[START]

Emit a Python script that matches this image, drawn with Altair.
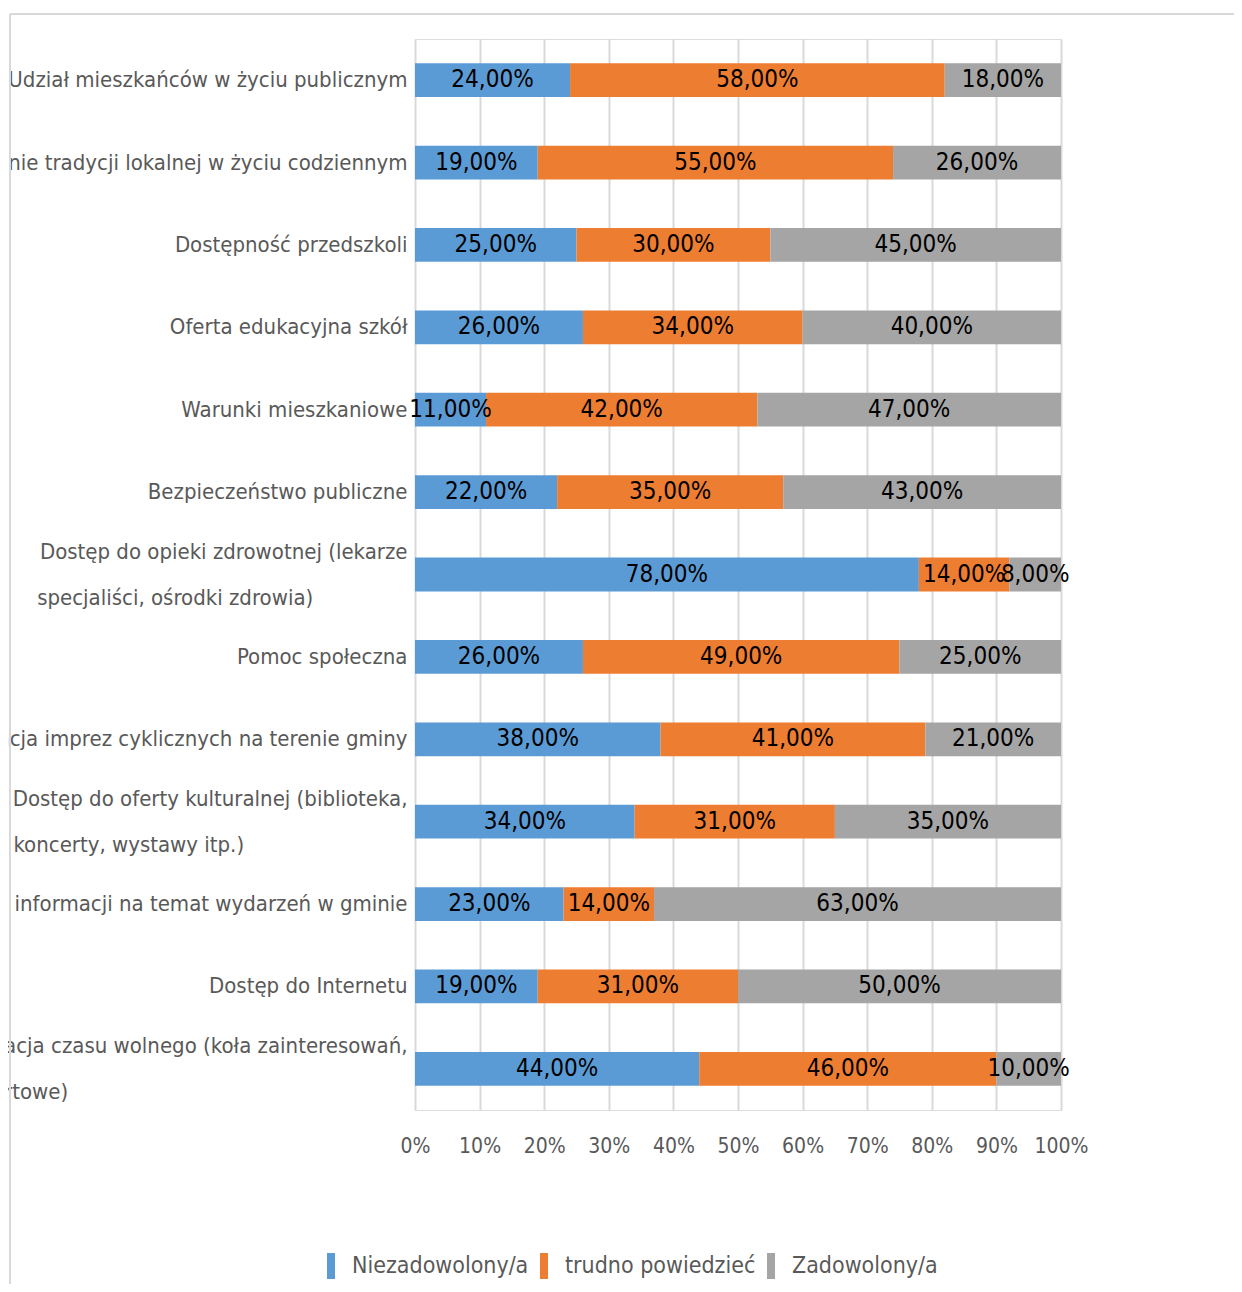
import altair as alt
import pandas as pd

categories = [
    "Udział mieszkańców w życiu publicznym",
    "Kultywowanie tradycji lokalnej w życiu codziennym",
    "Dostępność przedszkoli",
    "Oferta edukacyjna szkół",
    "Warunki mieszkaniowe",
    "Bezpieczeństwo publiczne",
    "Dostęp do opieki zdrowotnej (lekarze\nspecjaliści, ośrodki zdrowia)",
    "Pomoc społeczna",
    "Organizacja imprez cyklicznych na terenie gminy",
    "Dostęp do oferty kulturalnej (biblioteka,\nkoncerty, wystawy itp.)",
    "Dostęp do informacji na temat wydarzeń w gminie",
    "Dostęp do Internetu",
    "Organizacja czasu wolnego (koła zainteresowań,\nkluby sportowe)",
]
series = ["Niezadowolony/a", "trudno powiedzieć", "Zadowolony/a"]
niezadowolony = [24, 19, 25, 26, 11, 22, 78, 26, 38, 34, 23, 19, 44]
trudno = [58, 55, 30, 34, 42, 35, 14, 49, 41, 31, 14, 31, 46]
zadowolony = [18, 26, 45, 40, 47, 43, 8, 25, 21, 35, 63, 50, 10]
colors = ["#5B9BD5", "#ED7D31", "#A5A5A5"]
ticks = [0, 10, 20, 30, 40, 50, 60, 70, 80, 90, 100]

# second lines of wrapped labels are left-aligned under the first line:
# trailing no-break spaces (kept by a final zero-width space) do the alignment
NBSP = "\u00a0"
ZWSP = "\u200b"
second_line_fill = {6: 15, 9: 26, 12: 54}


def display(i, c):
    if "\n" not in c:
        return c
    l1, l2 = c.split("\n")
    return l1 + "\n" + l2 + NBSP * second_line_fill.get(i, 0) + ZWSP


shown = [display(i, c) for i, c in enumerate(categories)]

rows = []
for i, c in enumerate(shown):
    for j, (s, vals) in enumerate(zip(series, [niezadowolony, trudno, zadowolony])):
        v = vals[i]
        rows.append({
            "category": c,
            "status": s,
            "order": j,
            "value": v,
            "label": f"{v:.2f}".replace(".", ",") + "%",
        })
df = pd.DataFrame(rows)

FONT = "DejaVu Sans Condensed, DejaVu Sans, sans-serif"

base = alt.Chart(df).transform_stack(
    stack="value", groupby=["category"], as_=["x0", "x1"],
    sort=[alt.SortField("order", order="ascending")],
).transform_calculate(mid="(datum.x0 + datum.x1) / 2")

y_enc = alt.Y(
    "category:N", sort=shown, title=None,
    axis=alt.Axis(
        labelExpr="split(datum.label, '\\n')",
        labelFont=FONT, labelFontSize=22, labelColor="#595959",
        labelLimit=0, labelLineHeight=46, labelPadding=8,
        labelOffset={"condition": {"test": "indexof(datum.value, '\\n') >= 0", "value": -23}, "value": 0},
        ticks=False, domain=False, grid=False,
    ),
    scale=alt.Scale(paddingInner=0.59, paddingOuter=0.295),
)

bars = base.mark_bar().encode(
    y=y_enc,
    x=alt.X(
        "x0:Q", title=None,
        scale=alt.Scale(domain=[0, 100], nice=False),
        axis=alt.Axis(
            values=ticks, labelExpr="datum.value + '%'",
            labelFont=FONT, labelFontSize=21, labelColor="#595959",
            labelPadding=25, labelOverlap=False, labelFlush=False,
            ticks=False, domain=False,
            grid=True, gridColor="#D9D9D9", gridWidth=2,
        ),
    ),
    x2="x1:Q",
    color=alt.Color(
        "status:N", sort=series,
        scale=alt.Scale(domain=series, range=colors),
        legend=alt.Legend(
            title=None, orient="none", direction="horizontal",
            legendX=-97, legendY=1214,
            labelFont=FONT, labelFontSize=23, labelColor="#595959", labelLimit=0,
            symbolType="M-0.31,-1L0.31,-1L0.31,1L-0.31,1Z", symbolSize=676,
            symbolStrokeWidth=0, columnPadding=2, labelOffset=8,
        ),
    ),
)

texts = base.mark_text(font=FONT, fontSize=24, color="#000000", baseline="middle").encode(
    y=alt.Y("category:N", sort=shown),
    x=alt.X("mid:Q"),
    text="label:N",
)

frame_data = alt.InlineData(values=[{"k": 1}])
frame_top = alt.Chart(frame_data).mark_rule(color="#D9D9D9", strokeWidth=2).encode(
    x=alt.value(-405), x2=alt.value(830), y=alt.value(-25)
)
frame_left = alt.Chart(frame_data).mark_rule(color="#D9D9D9", strokeWidth=2).encode(
    x=alt.value(-405), y=alt.value(-25), y2=alt.value(1260)
)

chart = alt.layer(frame_top, frame_left, bars, texts).properties(
    width=646, height=1071,
    autosize=alt.AutoSizeParams(type="none"),
    padding={"left": 407, "top": 31, "right": 173, "bottom": 174},
).configure_view(stroke=None).configure(background="#FFFFFF")

chart.save("out.html", embed_options={"renderer": "svg", "actions": False})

[END]

TASK PROMPT: Give again, word for word, every line from the top of the data through the line with "Sans Condensed, DejaVu", both ends included, and exclude the pictures.

SOLUTION FOR THIS PROBLEM:
Emit a Python script that matches this image, drawn with Altair.
import altair as alt
import pandas as pd

categories = [
    "Udział mieszkańców w życiu publicznym",
    "Kultywowanie tradycji lokalnej w życiu codziennym",
    "Dostępność przedszkoli",
    "Oferta edukacyjna szkół",
    "Warunki mieszkaniowe",
    "Bezpieczeństwo publiczne",
    "Dostęp do opieki zdrowotnej (lekarze\nspecjaliści, ośrodki zdrowia)",
    "Pomoc społeczna",
    "Organizacja imprez cyklicznych na terenie gminy",
    "Dostęp do oferty kulturalnej (biblioteka,\nkoncerty, wystawy itp.)",
    "Dostęp do informacji na temat wydarzeń w gminie",
    "Dostęp do Internetu",
    "Organizacja czasu wolnego (koła zainteresowań,\nkluby sportowe)",
]
series = ["Niezadowolony/a", "trudno powiedzieć", "Zadowolony/a"]
niezadowolony = [24, 19, 25, 26, 11, 22, 78, 26, 38, 34, 23, 19, 44]
trudno = [58, 55, 30, 34, 42, 35, 14, 49, 41, 31, 14, 31, 46]
zadowolony = [18, 26, 45, 40, 47, 43, 8, 25, 21, 35, 63, 50, 10]
colors = ["#5B9BD5", "#ED7D31", "#A5A5A5"]
ticks = [0, 10, 20, 30, 40, 50, 60, 70, 80, 90, 100]

# second lines of wrapped labels are left-aligned under the first line:
# trailing no-break spaces (kept by a final zero-width space) do the alignment
NBSP = "\u00a0"
ZWSP = "\u200b"
second_line_fill = {6: 15, 9: 26, 12: 54}


def display(i, c):
    if "\n" not in c:
        return c
    l1, l2 = c.split("\n")
    return l1 + "\n" + l2 + NBSP * second_line_fill.get(i, 0) + ZWSP


shown = [display(i, c) for i, c in enumerate(categories)]

rows = []
for i, c in enumerate(shown):
    for j, (s, vals) in enumerate(zip(series, [niezadowolony, trudno, zadowolony])):
        v = vals[i]
        rows.append({
            "category": c,
            "status": s,
            "order": j,
            "value": v,
            "label": f"{v:.2f}".replace(".", ",") + "%",
        })
df = pd.DataFrame(rows)

FONT = "DejaVu Sans Condensed, DejaVu Sans, sans-serif"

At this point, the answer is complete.